Exercise objective » Without the pictures, write out all the lines below exactly as they appear.
* start *
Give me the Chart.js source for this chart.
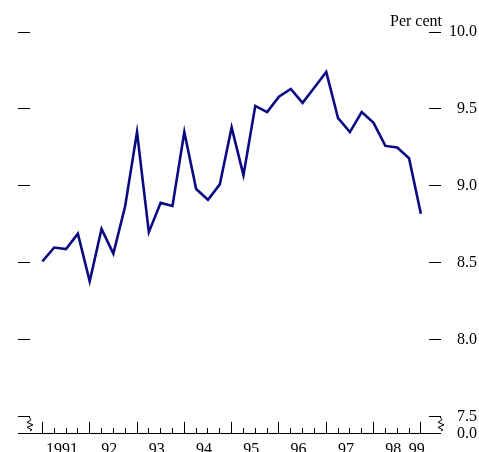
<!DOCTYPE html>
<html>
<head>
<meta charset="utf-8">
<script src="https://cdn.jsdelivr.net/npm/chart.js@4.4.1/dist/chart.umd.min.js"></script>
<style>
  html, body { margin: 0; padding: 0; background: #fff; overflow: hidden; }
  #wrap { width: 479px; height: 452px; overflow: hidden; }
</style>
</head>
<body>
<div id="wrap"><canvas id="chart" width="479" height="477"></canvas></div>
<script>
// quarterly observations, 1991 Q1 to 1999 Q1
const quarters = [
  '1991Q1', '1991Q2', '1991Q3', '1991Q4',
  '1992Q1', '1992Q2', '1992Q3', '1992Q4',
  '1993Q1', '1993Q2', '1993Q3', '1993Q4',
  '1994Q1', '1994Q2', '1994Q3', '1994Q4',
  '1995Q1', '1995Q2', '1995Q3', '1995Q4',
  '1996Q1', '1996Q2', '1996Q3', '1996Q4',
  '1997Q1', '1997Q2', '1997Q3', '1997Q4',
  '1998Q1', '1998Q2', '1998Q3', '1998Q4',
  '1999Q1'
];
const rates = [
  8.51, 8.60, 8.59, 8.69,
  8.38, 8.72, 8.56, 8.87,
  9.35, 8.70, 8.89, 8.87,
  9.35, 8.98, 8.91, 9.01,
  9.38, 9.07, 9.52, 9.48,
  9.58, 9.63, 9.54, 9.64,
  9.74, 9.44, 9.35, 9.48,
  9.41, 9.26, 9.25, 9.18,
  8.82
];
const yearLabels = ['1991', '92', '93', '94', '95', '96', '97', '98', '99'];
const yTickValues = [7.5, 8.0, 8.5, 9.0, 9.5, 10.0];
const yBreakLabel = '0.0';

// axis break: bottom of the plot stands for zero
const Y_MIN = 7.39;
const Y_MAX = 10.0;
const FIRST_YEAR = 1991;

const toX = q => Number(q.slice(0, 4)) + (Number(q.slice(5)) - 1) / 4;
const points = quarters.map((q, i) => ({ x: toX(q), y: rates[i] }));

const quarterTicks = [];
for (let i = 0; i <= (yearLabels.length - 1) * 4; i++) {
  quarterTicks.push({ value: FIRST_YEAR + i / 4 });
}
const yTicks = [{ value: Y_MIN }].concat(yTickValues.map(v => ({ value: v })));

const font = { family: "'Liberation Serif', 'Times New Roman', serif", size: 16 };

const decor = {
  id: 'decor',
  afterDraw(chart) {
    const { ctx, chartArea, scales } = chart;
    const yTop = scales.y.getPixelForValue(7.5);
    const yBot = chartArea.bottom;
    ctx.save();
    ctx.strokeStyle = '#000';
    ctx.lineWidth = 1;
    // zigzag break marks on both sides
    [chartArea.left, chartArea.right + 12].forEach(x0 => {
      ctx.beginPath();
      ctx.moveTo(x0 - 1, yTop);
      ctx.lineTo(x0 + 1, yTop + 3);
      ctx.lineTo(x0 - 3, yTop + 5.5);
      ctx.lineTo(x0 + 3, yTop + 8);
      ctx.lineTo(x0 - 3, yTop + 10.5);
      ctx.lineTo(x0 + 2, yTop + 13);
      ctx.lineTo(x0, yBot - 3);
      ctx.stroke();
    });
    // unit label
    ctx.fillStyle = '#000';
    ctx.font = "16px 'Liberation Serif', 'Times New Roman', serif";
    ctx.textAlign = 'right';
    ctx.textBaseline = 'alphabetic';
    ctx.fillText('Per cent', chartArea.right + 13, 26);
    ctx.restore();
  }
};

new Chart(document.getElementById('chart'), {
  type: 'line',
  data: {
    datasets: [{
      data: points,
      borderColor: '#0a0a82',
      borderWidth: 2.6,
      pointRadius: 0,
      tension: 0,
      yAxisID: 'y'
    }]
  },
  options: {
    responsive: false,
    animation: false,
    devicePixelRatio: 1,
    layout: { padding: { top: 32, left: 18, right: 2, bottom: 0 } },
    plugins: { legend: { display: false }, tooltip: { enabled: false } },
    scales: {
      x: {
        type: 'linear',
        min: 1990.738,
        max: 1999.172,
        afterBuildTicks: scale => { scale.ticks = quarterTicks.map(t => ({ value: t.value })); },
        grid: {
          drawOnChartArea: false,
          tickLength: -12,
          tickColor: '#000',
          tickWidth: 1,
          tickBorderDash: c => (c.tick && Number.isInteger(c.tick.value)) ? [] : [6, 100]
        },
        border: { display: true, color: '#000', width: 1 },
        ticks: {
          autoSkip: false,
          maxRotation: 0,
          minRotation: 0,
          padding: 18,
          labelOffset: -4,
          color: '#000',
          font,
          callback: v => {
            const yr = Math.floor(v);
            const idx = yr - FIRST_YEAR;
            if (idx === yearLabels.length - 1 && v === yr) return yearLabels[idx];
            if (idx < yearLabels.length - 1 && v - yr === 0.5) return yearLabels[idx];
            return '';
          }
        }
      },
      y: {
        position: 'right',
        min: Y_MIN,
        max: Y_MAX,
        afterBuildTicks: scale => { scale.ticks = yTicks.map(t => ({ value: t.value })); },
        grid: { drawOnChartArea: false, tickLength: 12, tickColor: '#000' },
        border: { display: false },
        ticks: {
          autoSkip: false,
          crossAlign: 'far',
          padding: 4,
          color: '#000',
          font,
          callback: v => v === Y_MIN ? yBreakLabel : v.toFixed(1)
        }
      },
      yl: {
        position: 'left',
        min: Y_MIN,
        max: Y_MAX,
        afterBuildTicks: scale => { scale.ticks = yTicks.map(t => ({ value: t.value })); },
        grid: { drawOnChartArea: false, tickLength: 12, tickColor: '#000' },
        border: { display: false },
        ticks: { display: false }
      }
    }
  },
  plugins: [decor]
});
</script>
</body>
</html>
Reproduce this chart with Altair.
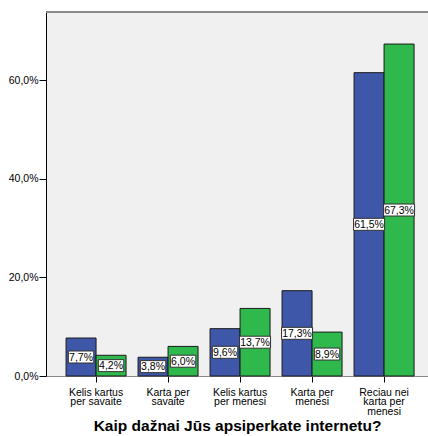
* end *
Reply to the exercise »
Give me the Chart.js source for this chart.
<!DOCTYPE html>
<html>
<head>
<meta charset="utf-8">
<script src="https://cdn.jsdelivr.net/npm/chart.js@4.4.1/dist/chart.umd.min.js"></script>
<style>
  html, body { margin: 0; padding: 0; background: #fff; overflow: hidden; }
  #wrap { width: 479px; height: 452px; overflow: hidden; }
</style>
</head>
<body>
<div id="wrap"><canvas id="chart" width="479" height="477"></canvas></div>
<script>
// quarterly observations, 1991 Q1 to 1999 Q1
const quarters = [
  '1991Q1', '1991Q2', '1991Q3', '1991Q4',
  '1992Q1', '1992Q2', '1992Q3', '1992Q4',
  '1993Q1', '1993Q2', '1993Q3', '1993Q4',
  '1994Q1', '1994Q2', '1994Q3', '1994Q4',
  '1995Q1', '1995Q2', '1995Q3', '1995Q4',
  '1996Q1', '1996Q2', '1996Q3', '1996Q4',
  '1997Q1', '1997Q2', '1997Q3', '1997Q4',
  '1998Q1', '1998Q2', '1998Q3', '1998Q4',
  '1999Q1'
];
const rates = [
  8.51, 8.60, 8.59, 8.69,
  8.38, 8.72, 8.56, 8.87,
  9.35, 8.70, 8.89, 8.87,
  9.35, 8.98, 8.91, 9.01,
  9.38, 9.07, 9.52, 9.48,
  9.58, 9.63, 9.54, 9.64,
  9.74, 9.44, 9.35, 9.48,
  9.41, 9.26, 9.25, 9.18,
  8.82
];
const yearLabels = ['1991', '92', '93', '94', '95', '96', '97', '98', '99'];
const yTickValues = [7.5, 8.0, 8.5, 9.0, 9.5, 10.0];
const yBreakLabel = '0.0';

// axis break: bottom of the plot stands for zero
const Y_MIN = 7.39;
const Y_MAX = 10.0;
const FIRST_YEAR = 1991;

const toX = q => Number(q.slice(0, 4)) + (Number(q.slice(5)) - 1) / 4;
const points = quarters.map((q, i) => ({ x: toX(q), y: rates[i] }));

const quarterTicks = [];
for (let i = 0; i <= (yearLabels.length - 1) * 4; i++) {
  quarterTicks.push({ value: FIRST_YEAR + i / 4 });
}
const yTicks = [{ value: Y_MIN }].concat(yTickValues.map(v => ({ value: v })));

const font = { family: "'Liberation Serif', 'Times New Roman', serif", size: 16 };

const decor = {
  id: 'decor',
  afterDraw(chart) {
    const { ctx, chartArea, scales } = chart;
    const yTop = scales.y.getPixelForValue(7.5);
    const yBot = chartArea.bottom;
    ctx.save();
    ctx.strokeStyle = '#000';
    ctx.lineWidth = 1;
    // zigzag break marks on both sides
    [chartArea.left, chartArea.right + 12].forEach(x0 => {
      ctx.beginPath();
      ctx.moveTo(x0 - 1, yTop);
      ctx.lineTo(x0 + 1, yTop + 3);
      ctx.lineTo(x0 - 3, yTop + 5.5);
      ctx.lineTo(x0 + 3, yTop + 8);
      ctx.lineTo(x0 - 3, yTop + 10.5);
      ctx.lineTo(x0 + 2, yTop + 13);
      ctx.lineTo(x0, yBot - 3);
      ctx.stroke();
    });
    // unit label
    ctx.fillStyle = '#000';
    ctx.font = "16px 'Liberation Serif', 'Times New Roman', serif";
    ctx.textAlign = 'right';
    ctx.textBaseline = 'alphabetic';
    ctx.fillText('Per cent', chartArea.right + 13, 26);
    ctx.restore();
  }
};

new Chart(document.getElementById('chart'), {
  type: 'line',
  data: {
    datasets: [{
      data: points,
      borderColor: '#0a0a82',
      borderWidth: 2.6,
      pointRadius: 0,
      tension: 0,
      yAxisID: 'y'
    }]
  },
  options: {
    responsive: false,
    animation: false,
    devicePixelRatio: 1,
    layout: { padding: { top: 32, left: 18, right: 2, bottom: 0 } },
    plugins: { legend: { display: false }, tooltip: { enabled: false } },
    scales: {
      x: {
        type: 'linear',
        min: 1990.738,
        max: 1999.172,
        afterBuildTicks: scale => { scale.ticks = quarterTicks.map(t => ({ value: t.value })); },
        grid: {
          drawOnChartArea: false,
          tickLength: -12,
          tickColor: '#000',
          tickWidth: 1,
          tickBorderDash: c => (c.tick && Number.isInteger(c.tick.value)) ? [] : [6, 100]
        },
        border: { display: true, color: '#000', width: 1 },
        ticks: {
          autoSkip: false,
          maxRotation: 0,
          minRotation: 0,
          padding: 18,
          labelOffset: -4,
          color: '#000',
          font,
          callback: v => {
            const yr = Math.floor(v);
            const idx = yr - FIRST_YEAR;
            if (idx === yearLabels.length - 1 && v === yr) return yearLabels[idx];
            if (idx < yearLabels.length - 1 && v - yr === 0.5) return yearLabels[idx];
            return '';
          }
        }
      },
      y: {
        position: 'right',
        min: Y_MIN,
        max: Y_MAX,
        afterBuildTicks: scale => { scale.ticks = yTicks.map(t => ({ value: t.value })); },
        grid: { drawOnChartArea: false, tickLength: 12, tickColor: '#000' },
        border: { display: false },
        ticks: {
          autoSkip: false,
          crossAlign: 'far',
          padding: 4,
          color: '#000',
          font,
          callback: v => v === Y_MIN ? yBreakLabel : v.toFixed(1)
        }
      },
      yl: {
        position: 'left',
        min: Y_MIN,
        max: Y_MAX,
        afterBuildTicks: scale => { scale.ticks = yTicks.map(t => ({ value: t.value })); },
        grid: { drawOnChartArea: false, tickLength: 12, tickColor: '#000' },
        border: { display: false },
        ticks: { display: false }
      }
    }
  },
  plugins: [decor]
});
</script>
</body>
</html>
Reproduce this chart with Altair.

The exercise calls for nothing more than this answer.